Of bamboo and lemang
Hasan spends his days searching the jungle for the plant, an essential part of the lemang enjoyed during Hari Raya.
Photographs by Ahmad Sadiq Mohamad Sani
For Hasan, each day begins at 7am when he makes his way into the jungle in Hulu Langat to find bamboo sticks which he sells to middlemen.
He straps a huge basket to the back of his modified motorcycle and sets off.
Each suitable stick is carefully sawed off near its roots.
Then he saws the sticks into pieces measuring about 17 inches in length – the perfect size for cooking lemang.
He bundles the sticks together with raffia string, making sure none fall out during the journey back.
Each bundle is loaded into the basket, which he will strap on his back.

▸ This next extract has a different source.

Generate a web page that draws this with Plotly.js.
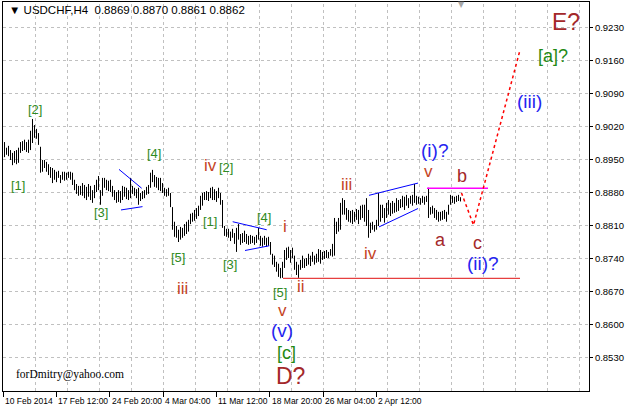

The basket can weigh as much as 20kg when it is full.
Back on his motorcycle, he carefully navigates his way out of the jungle.
He easily blends in with his surroundings as he makes his way back home.
Once he is out of the jungle, he stores the sticks in a hut to keep them dry while waiting for the middlemen to collect them.
The bundles are carefully balanced in piles.
Hasan holds out his hands, smeared with dirt after a long day's work.
The bamboo sticks he collects will be used at lemang stalls like this one, where they are washed by workers and filled with rice.
A worker uses a metal scoop to fill a bamboo stick with the sticky rice.
The bamboo sticks are then placed over a fire so that the rice can cook.
Once the rice has finished cooking, the sticks are put in a trolley, ready to be sold to customers.